What to work on: Copy out each line exactly; pictures stay out of the copy.

Source data:
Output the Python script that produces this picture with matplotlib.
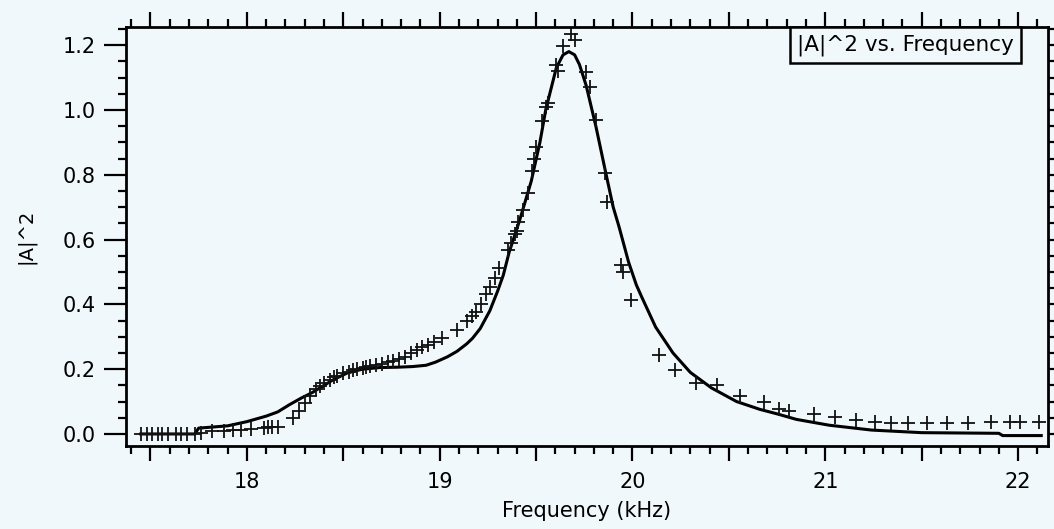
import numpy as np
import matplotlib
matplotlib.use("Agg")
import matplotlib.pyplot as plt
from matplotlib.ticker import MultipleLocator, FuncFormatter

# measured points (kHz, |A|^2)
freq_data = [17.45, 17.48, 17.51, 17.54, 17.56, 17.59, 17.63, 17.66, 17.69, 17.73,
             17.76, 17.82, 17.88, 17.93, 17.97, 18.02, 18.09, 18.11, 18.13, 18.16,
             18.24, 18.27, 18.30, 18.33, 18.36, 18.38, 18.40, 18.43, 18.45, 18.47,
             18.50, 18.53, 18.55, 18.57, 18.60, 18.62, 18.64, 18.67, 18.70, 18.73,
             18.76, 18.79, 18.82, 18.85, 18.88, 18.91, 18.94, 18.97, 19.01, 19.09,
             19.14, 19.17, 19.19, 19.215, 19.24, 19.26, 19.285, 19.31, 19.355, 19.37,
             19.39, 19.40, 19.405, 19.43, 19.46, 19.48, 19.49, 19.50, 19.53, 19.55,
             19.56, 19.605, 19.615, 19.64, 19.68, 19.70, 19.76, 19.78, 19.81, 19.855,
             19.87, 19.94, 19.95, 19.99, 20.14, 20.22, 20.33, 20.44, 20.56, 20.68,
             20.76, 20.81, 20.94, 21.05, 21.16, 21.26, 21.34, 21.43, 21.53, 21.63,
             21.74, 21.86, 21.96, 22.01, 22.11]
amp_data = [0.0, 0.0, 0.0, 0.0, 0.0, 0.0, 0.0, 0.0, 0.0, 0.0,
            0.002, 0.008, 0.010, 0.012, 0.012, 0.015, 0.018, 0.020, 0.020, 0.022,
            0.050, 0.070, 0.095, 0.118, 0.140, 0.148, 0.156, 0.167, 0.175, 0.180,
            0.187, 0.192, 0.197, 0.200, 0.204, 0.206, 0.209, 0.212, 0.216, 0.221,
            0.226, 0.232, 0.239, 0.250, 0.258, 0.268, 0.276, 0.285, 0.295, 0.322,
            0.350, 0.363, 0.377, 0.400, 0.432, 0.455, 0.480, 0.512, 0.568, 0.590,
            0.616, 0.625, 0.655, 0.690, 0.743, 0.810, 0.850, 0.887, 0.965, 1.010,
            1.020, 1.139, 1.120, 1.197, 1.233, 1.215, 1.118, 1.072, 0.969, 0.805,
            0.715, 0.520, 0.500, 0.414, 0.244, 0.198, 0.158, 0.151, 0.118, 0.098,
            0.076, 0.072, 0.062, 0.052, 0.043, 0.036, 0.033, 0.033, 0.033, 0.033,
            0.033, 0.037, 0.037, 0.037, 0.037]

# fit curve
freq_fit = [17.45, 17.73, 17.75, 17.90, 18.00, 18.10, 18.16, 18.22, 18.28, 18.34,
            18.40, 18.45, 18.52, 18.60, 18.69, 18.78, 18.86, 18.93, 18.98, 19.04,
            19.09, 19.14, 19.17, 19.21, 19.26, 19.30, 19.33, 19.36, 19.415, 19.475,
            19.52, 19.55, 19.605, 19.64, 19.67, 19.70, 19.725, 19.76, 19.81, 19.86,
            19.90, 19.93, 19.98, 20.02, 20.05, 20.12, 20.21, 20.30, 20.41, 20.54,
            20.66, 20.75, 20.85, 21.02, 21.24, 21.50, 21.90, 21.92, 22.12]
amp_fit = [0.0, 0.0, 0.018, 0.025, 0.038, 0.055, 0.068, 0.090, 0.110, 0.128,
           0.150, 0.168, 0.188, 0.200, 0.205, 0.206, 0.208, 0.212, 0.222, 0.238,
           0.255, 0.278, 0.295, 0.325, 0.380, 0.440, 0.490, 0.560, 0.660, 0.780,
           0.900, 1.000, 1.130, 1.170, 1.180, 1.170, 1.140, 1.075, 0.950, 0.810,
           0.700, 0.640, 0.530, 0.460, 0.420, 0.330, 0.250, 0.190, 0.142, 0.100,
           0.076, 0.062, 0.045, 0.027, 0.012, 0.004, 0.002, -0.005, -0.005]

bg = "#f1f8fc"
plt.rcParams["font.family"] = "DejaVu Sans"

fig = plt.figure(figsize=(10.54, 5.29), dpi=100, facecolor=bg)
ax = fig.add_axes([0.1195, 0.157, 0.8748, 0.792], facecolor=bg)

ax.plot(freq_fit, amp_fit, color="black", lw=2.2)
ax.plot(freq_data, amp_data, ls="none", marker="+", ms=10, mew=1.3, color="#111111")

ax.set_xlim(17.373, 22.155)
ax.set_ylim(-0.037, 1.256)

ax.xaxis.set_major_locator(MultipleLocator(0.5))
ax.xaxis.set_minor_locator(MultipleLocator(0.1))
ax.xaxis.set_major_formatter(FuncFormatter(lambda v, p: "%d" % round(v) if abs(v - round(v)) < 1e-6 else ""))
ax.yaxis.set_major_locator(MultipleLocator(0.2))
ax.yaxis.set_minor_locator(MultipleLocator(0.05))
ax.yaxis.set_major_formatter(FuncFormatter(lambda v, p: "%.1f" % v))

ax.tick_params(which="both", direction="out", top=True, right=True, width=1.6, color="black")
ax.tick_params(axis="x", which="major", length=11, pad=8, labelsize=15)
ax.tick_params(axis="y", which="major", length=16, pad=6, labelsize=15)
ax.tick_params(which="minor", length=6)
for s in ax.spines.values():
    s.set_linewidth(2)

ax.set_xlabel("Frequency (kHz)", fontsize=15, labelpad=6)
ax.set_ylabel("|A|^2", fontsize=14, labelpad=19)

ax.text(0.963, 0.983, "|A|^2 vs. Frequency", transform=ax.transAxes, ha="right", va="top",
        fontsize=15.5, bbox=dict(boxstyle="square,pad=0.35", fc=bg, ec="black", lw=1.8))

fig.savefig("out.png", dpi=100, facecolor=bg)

Completed exercise:
Output the Python script that produces this picture with matplotlib.
import numpy as np
import matplotlib
matplotlib.use("Agg")
import matplotlib.pyplot as plt
from matplotlib.ticker import MultipleLocator, FuncFormatter

# measured points (kHz, |A|^2)
freq_data = [17.45, 17.48, 17.51, 17.54, 17.56, 17.59, 17.63, 17.66, 17.69, 17.73,
             17.76, 17.82, 17.88, 17.93, 17.97, 18.02, 18.09, 18.11, 18.13, 18.16,
             18.24, 18.27, 18.30, 18.33, 18.36, 18.38, 18.40, 18.43, 18.45, 18.47,
             18.50, 18.53, 18.55, 18.57, 18.60, 18.62, 18.64, 18.67, 18.70, 18.73,
             18.76, 18.79, 18.82, 18.85, 18.88, 18.91, 18.94, 18.97, 19.01, 19.09,
             19.14, 19.17, 19.19, 19.215, 19.24, 19.26, 19.285, 19.31, 19.355, 19.37,
             19.39, 19.40, 19.405, 19.43, 19.46, 19.48, 19.49, 19.50, 19.53, 19.55,
             19.56, 19.605, 19.615, 19.64, 19.68, 19.70, 19.76, 19.78, 19.81, 19.855,
             19.87, 19.94, 19.95, 19.99, 20.14, 20.22, 20.33, 20.44, 20.56, 20.68,
             20.76, 20.81, 20.94, 21.05, 21.16, 21.26, 21.34, 21.43, 21.53, 21.63,
             21.74, 21.86, 21.96, 22.01, 22.11]
amp_data = [0.0, 0.0, 0.0, 0.0, 0.0, 0.0, 0.0, 0.0, 0.0, 0.0,
            0.002, 0.008, 0.010, 0.012, 0.012, 0.015, 0.018, 0.020, 0.020, 0.022,
            0.050, 0.070, 0.095, 0.118, 0.140, 0.148, 0.156, 0.167, 0.175, 0.180,
            0.187, 0.192, 0.197, 0.200, 0.204, 0.206, 0.209, 0.212, 0.216, 0.221,
            0.226, 0.232, 0.239, 0.250, 0.258, 0.268, 0.276, 0.285, 0.295, 0.322,
            0.350, 0.363, 0.377, 0.400, 0.432, 0.455, 0.480, 0.512, 0.568, 0.590,
            0.616, 0.625, 0.655, 0.690, 0.743, 0.810, 0.850, 0.887, 0.965, 1.010,
            1.020, 1.139, 1.120, 1.197, 1.233, 1.215, 1.118, 1.072, 0.969, 0.805,
            0.715, 0.520, 0.500, 0.414, 0.244, 0.198, 0.158, 0.151, 0.118, 0.098,
            0.076, 0.072, 0.062, 0.052, 0.043, 0.036, 0.033, 0.033, 0.033, 0.033,
            0.033, 0.037, 0.037, 0.037, 0.037]

# fit curve
freq_fit = [17.45, 17.73, 17.75, 17.90, 18.00, 18.10, 18.16, 18.22, 18.28, 18.34,
            18.40, 18.45, 18.52, 18.60, 18.69, 18.78, 18.86, 18.93, 18.98, 19.04,
            19.09, 19.14, 19.17, 19.21, 19.26, 19.30, 19.33, 19.36, 19.415, 19.475,
            19.52, 19.55, 19.605, 19.64, 19.67, 19.70, 19.725, 19.76, 19.81, 19.86,
            19.90, 19.93, 19.98, 20.02, 20.05, 20.12, 20.21, 20.30, 20.41, 20.54,
            20.66, 20.75, 20.85, 21.02, 21.24, 21.50, 21.90, 21.92, 22.12]
amp_fit = [0.0, 0.0, 0.018, 0.025, 0.038, 0.055, 0.068, 0.090, 0.110, 0.128,
           0.150, 0.168, 0.188, 0.200, 0.205, 0.206, 0.208, 0.212, 0.222, 0.238,
           0.255, 0.278, 0.295, 0.325, 0.380, 0.440, 0.490, 0.560, 0.660, 0.780,
           0.900, 1.000, 1.130, 1.170, 1.180, 1.170, 1.140, 1.075, 0.950, 0.810,
           0.700, 0.640, 0.530, 0.460, 0.420, 0.330, 0.250, 0.190, 0.142, 0.100,
           0.076, 0.062, 0.045, 0.027, 0.012, 0.004, 0.002, -0.005, -0.005]

bg = "#f1f8fc"
plt.rcParams["font.family"] = "DejaVu Sans"

fig = plt.figure(figsize=(10.54, 5.29), dpi=100, facecolor=bg)
ax = fig.add_axes([0.1195, 0.157, 0.8748, 0.792], facecolor=bg)

ax.plot(freq_fit, amp_fit, color="black", lw=2.2)
ax.plot(freq_data, amp_data, ls="none", marker="+", ms=10, mew=1.3, color="#111111")

ax.set_xlim(17.373, 22.155)
ax.set_ylim(-0.037, 1.256)

ax.xaxis.set_major_locator(MultipleLocator(0.5))
ax.xaxis.set_minor_locator(MultipleLocator(0.1))
ax.xaxis.set_major_formatter(FuncFormatter(lambda v, p: "%d" % round(v) if abs(v - round(v)) < 1e-6 else ""))
ax.yaxis.set_major_locator(MultipleLocator(0.2))
ax.yaxis.set_minor_locator(MultipleLocator(0.05))
ax.yaxis.set_major_formatter(FuncFormatter(lambda v, p: "%.1f" % v))

ax.tick_params(which="both", direction="out", top=True, right=True, width=1.6, color="black")
ax.tick_params(axis="x", which="major", length=11, pad=8, labelsize=15)
ax.tick_params(axis="y", which="major", length=16, pad=6, labelsize=15)
ax.tick_params(which="minor", length=6)
for s in ax.spines.values():
    s.set_linewidth(2)

ax.set_xlabel("Frequency (kHz)", fontsize=15, labelpad=6)
ax.set_ylabel("|A|^2", fontsize=14, labelpad=19)

ax.text(0.963, 0.983, "|A|^2 vs. Frequency", transform=ax.transAxes, ha="right", va="top",
        fontsize=15.5, bbox=dict(boxstyle="square,pad=0.35", fc=bg, ec="black", lw=1.8))

fig.savefig("out.png", dpi=100, facecolor=bg)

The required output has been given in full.